I was asked to come up with a list of the top 10 things I’d do if I were in London right now competing for an Olympic medal. First things first, unless they started counting either number of sprained ankles in a game of H-O-R-S-E as a sport, the likelihood of me qualifying for the Olympic are about as likely as Mike Tyson marrying Lolo Jones. With that said, here’s my Top 10.
#10. London Helicopter
I’d start off my Olympic experience by taking an hour-long tour of London by helicopter. These tours go for about 150 pounds a pop and will give me the birds-eye view of all the big sites I’ve got to see while in London. Don’t worry how many dollars that is … I won’t be paying. CraveOnline is picking up the tab for my Top 10 list. Hey, it’s all in the name of work.
#9 Bela Karolyi
Next, I’d search out a man I’ve always admired for some lunch. That’s Bela Karolyi, the long-time coach of the women’s gymnastics team that migrated to the U.S. from Romania. If you’ve ever heard him talk, you know why. This guy is a wild canon. He’s passionate. He’s purposeful and he definitely lives life to the fullest.
#8. Wet Willy LeBron James
After breaking bread with Bela, I’d head over to catch-up with the U.S. Basketball team. I’d surprise them while sleeping on their bus and hand-out a monster Wet Willy to LeBron James. After he woke up in shock and horror, I’d congratulate him on his first ring and then convince him to hold my phone and record me as I cut off Harden’s Beard.
#7 Track & Field 1-Mile Run
It’s a well-known fact (in my own mind) that I was quite the mile-runner in high school. I’d definitely have to go down and jog a couple of laps with Leo Manzano who won the U.S. Olympic trials in the 1500 meters in Eugene, OR earlier this year with a blistering 3:35.
#6 Sacha Baron Cohen
Next I’d track down my favorite English comedian, Sacha Baron Cohen (Borat) and convince him to create a new character that was an Irish gymnast with a twin. I’d be the twin and we’d have Bela vouch for us (because now Bela and I are buds), so that we could crash the men’s gymnastics competition. Sacha and I would shoot footage for his latest movie entitled “The O’Flanagans Take London By The Short And Curlies.”
#5 Prince Harry
With my newfound fame from my Sacha movie, Prince Harry’d clearly contact me. He’s the partier in the English royalty and he’d definitely want to hang with an American bloke like me. Prince Harry and I would hit the Smithfield Pub Crawl. This is located in the historic meat market where Hank (as I’d soon be calling him) and I would chase skirts with a Top 100 Worst English Pickup Lines list I’d print off the Internet just for the occasion.

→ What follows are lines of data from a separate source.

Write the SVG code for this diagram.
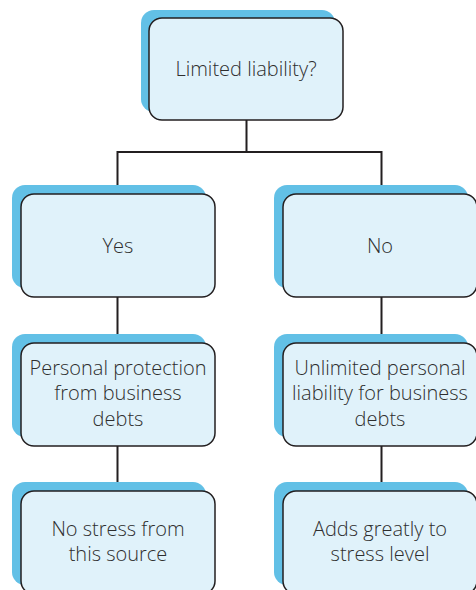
<svg xmlns="http://www.w3.org/2000/svg" width="476" height="590" viewBox="0 0 476 590">
<style>
.sh{fill:#62c0e6;}
.fr{fill:#e0f2fa;stroke:#231f20;stroke-width:1.5;}
.t{font-family:"Open Sans","Liberation Sans",sans-serif;font-size:20px;font-weight:300;fill:#2e2e2e;text-anchor:middle;}
.c{fill:none;stroke:#231f20;stroke-width:2;}
</style>
<rect width="476" height="590" fill="#ffffff"/>
<g id="connectors">
<path class="c" d="M246.5 120 V152 M117.5 152 H381.5 M117.5 151 V194 M381.5 151 V194 M117.5 297 V343 M381.5 297 V343 M117.5 446 V491 M381.5 446 V491"/>
</g>
<g id="n-top">
<rect class="sh" x="141" y="10" width="194" height="102" rx="13"/>
<rect class="fr" x="149" y="18" width="194" height="102" rx="13"/>
<text class="t" x="246" y="76">Limited liability?</text>
</g>
<g id="n-yes">
<rect class="sh" x="12" y="185" width="194" height="103" rx="13"/>
<rect class="fr" x="21" y="194" width="194" height="103" rx="13"/>
<text class="t" x="118" y="253">Yes</text>
</g>
<g id="n-no">
<rect class="sh" x="274" y="185" width="194" height="103" rx="13"/>
<rect class="fr" x="283" y="194" width="194" height="103" rx="13"/>
<text class="t" x="380" y="253">No</text>
</g>
<g id="n-protect">
<rect class="sh" x="12" y="334" width="194" height="103" rx="13"/>
<rect class="fr" x="21" y="343" width="194" height="103" rx="13"/>
<text class="t" x="118" y="375">Personal protection</text>
<text class="t" x="118" y="400">from business</text>
<text class="t" x="118" y="426">debts</text>
</g>
<g id="n-unlimited">
<rect class="sh" x="274" y="334" width="194" height="103" rx="13"/>
<rect class="fr" x="283" y="343" width="194" height="103" rx="13"/>
<text class="t" x="380" y="375">Unlimited personal</text>
<text class="t" x="380" y="400">liability for business</text>
<text class="t" x="380" y="426">debts</text>
</g>
<g id="n-nostress">
<rect class="sh" x="12" y="482" width="194" height="103" rx="13"/>
<rect class="fr" x="21" y="491" width="194" height="103" rx="13"/>
<text class="t" x="118" y="536">No stress from</text>
<text class="t" x="118" y="561">this source</text>
</g>
<g id="n-adds">
<rect class="sh" x="274" y="482" width="194" height="103" rx="13"/>
<rect class="fr" x="283" y="491" width="194" height="103" rx="13"/>
<text class="t" x="380" y="536">Adds greatly to</text>
<text class="t" x="380" y="561">stress level</text>
</g>
</svg>
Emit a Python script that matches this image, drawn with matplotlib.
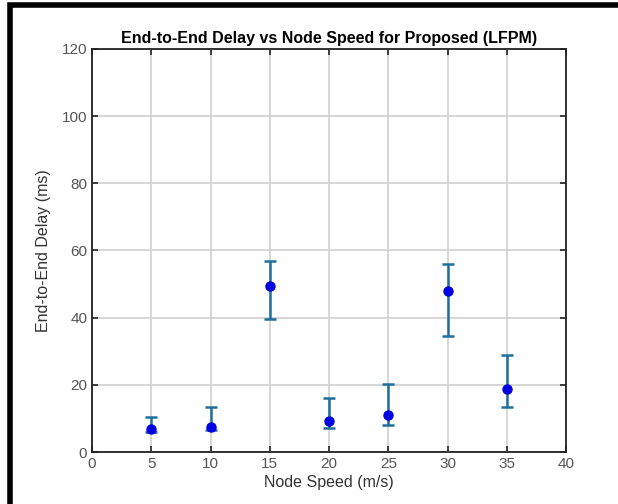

#4 Panty Raid Leryn Franco’s Olympic Apartment
I’d have to ditch Prince Harry and go on a solo mission to raid Paraguay’s Leryn Franco’s panty drawer. Franco is the javelin thrower that has been regarded as the hottest brunette bombshell in the Olympic games. A few pics and you’ll understand why. Oh, and be jealous because I’ll have those panties framed and hanging about my mantel.
#3 Ryan Seacrest Interview
After my historic panty raid of Leryn Franco, Ryan Seacrest, who is in London covering the games for NBC, would certainly want to interview me. I would oblige on the condition the he pull all the strings he has at E! and get “Keeping Up With The Kardashians” forever banned. Yes, I am a humanitarian at heart.
#2 Phelps vs. Lochte
Next I’d head over to the Aquatic Center to catch Michael Phelps go head-to-head with Ryan Lochte. I think this is Lochte’s Olympics and would console Phelps after getting the silver with a massive joint rolled to be the size of a baseball bat. Then, when he started smoking it, I’d confess it was filled with…..
#1 Johnny Mac is Back
Then I’d grab Johnny McEnroe away from Bob Costas and we’d head over to where the ping-pong was being played. Johnny Mac and I would have to go head-to-head in a best of 15 competition. Leryn Franco would come over looking for her panties because by now word would get out that I had stolen them, but when confronted Franco would become enamored with our ping pong battle and the fact that Sacha, Prince Henry, Bela, Phelps, and the entire U.S. basketball team had showed up to watch. She’d stay as our official referee.